Now that it’s over, now that Paulie Malignaggi is gone from Conor McGregor’s crash course in championship-level boxing, the brash Irishman will probably wave him off with a scowl or a glare or a middle finger.
Good riddance to the bum, you can imagine him saying in his brogue, as if it wasn’t a significant setback to his preparation for his Aug. 26 bout with Floyd Mayweather. It is. Sparring partners may come a dime a dozen, or perhaps even cheaper when you carry around a net worth of eight figures and counting, but few pack the ring smarts and the institutional knowledge of Malignaggi, a former WBA champion who was forced to get by on his wits rather than through overwhelming athletic gifts. That’s the kind of partner who can offer fractional observations that can make the difference between slipping a straight right hand and catching it square in the chin. Useful stuff when you’re preparing to fight the best boxer of the last two decades.
After deciding that he will train for the match with his normal MMA braintrust — head coach John Kavanagh, striking coach Owen Roddy and longtime sparring partner Artem Lobov — McGregor had done a smart thing by bringing in the boxing-centric mind of Malignaggi, only to have it undone and irreparably fractured after just two sparring sessions, not by McGregor’s own mouth but by the unrelenting hype machine that surrounds him.
Social media is a beast that must always be fed, and when McGregor’s photographer released pictures that made it appear as though McGregor had knocked down Malignaggi in training, Malignaggi immediately screamed dirty pool.

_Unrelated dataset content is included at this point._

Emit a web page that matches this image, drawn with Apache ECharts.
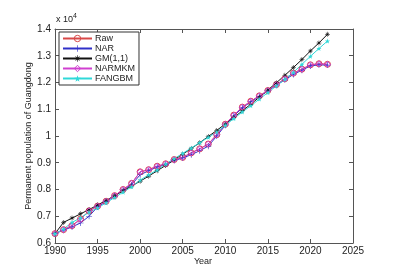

While training camps are hardly zones of moral high ground, there is a universal, unwritten rule that what happens in the gym stays in the gym. But McGregor has a fight to sell, so any chance to hype the fight is an opportunity too good to pass up, and his team saw gold when they saw a photo that showed a floored Malignaggi at the feet of McGregor.
For the record, we don’t know exactly what the picture in question signifies. In a Twitter post, Malignaggi called it a “pushdown,” while McGregor’s camp mostly let the photo slide into the public consciousness to let imaginations run wild.
Either way, it’s hard to see a scenario in which its release helps him in any meaningful way. While it’s true that the attention on the fight has cooled a bit (as have ticket sales; there are plenty of seats left on Ticketmaster), this seems like a counterproductive way to reignite interest when a late media push is already a virtual guarantee.
As much faith as he has on his own team – and for good reason given his success – this is a different sport with tons of wrinkles, many of which he could stand to learn from someone of Malignaggi’s stature and smarts.
In a way, no one should be surprised at this eventuality. The relationship between the two was always a match away from detonation. It began before they ever joined training camp together, before Malignaggi subordinated his ego for McGregor’s benefit to work as a sparring partner.
In most situations, such a job is effectively thankless. Partners come and go, offering rounds and repetition for a fighter working to improve his endurance and build toward a fight night peak.
But maybe Malignaggi should have seen this one coming. It was back in December when he challenged McGregor to a boxing match, saying, “I’m going to knock the beard off of you,” to which McGregor Jeremy Stevens’d him with the oldie but goody “Who the f–k is that guy?” response.
That’s fun stuff in the moment, but it shouldn’t be forgotten that McGregor plays the long game. Is it possible he put the grudge aside temporarily only to light it up at a time of his desired choosing? Sure it’s possible. It’s maybe even likely. Because to McGregor, if you’re not part of his team, you’re in the way. He’s made that abundantly clear over the years, and it seems that Malignaggi got caught up in crossfire. He was (briefly) part of the team, but only to suit specific needs. Beyond that, he was expendable.
At least externally, Team McGregor seems unbothered by the departure. Camp will go on, and other boxers will be brought in, and Malignaggi will become a footnote in a fight where the most important words are the ones that start with the money symbol.
That’s too bad. Malignaggi may never have been the X-factor between winning and losing, but then again, there’s a reason he has such a prized boxing mind. All you have to do is listen to a few rounds of his nuanced analysis work to realize he probably brought more to the table than any other partner McGregor will work with.
Oh, well. In the short term, McGregor still has his match and his payday, and that’s a pretty good haul for a boxing debut. But if he loses, one day in the future, he may look back and wonder whether it was worth it. The money doesn’t last forever, and neither does the glory. But winning and losing? No one can take that away from you, and in provoking Malignaggi to walk away, Team McGregor might have sealed his fate for good.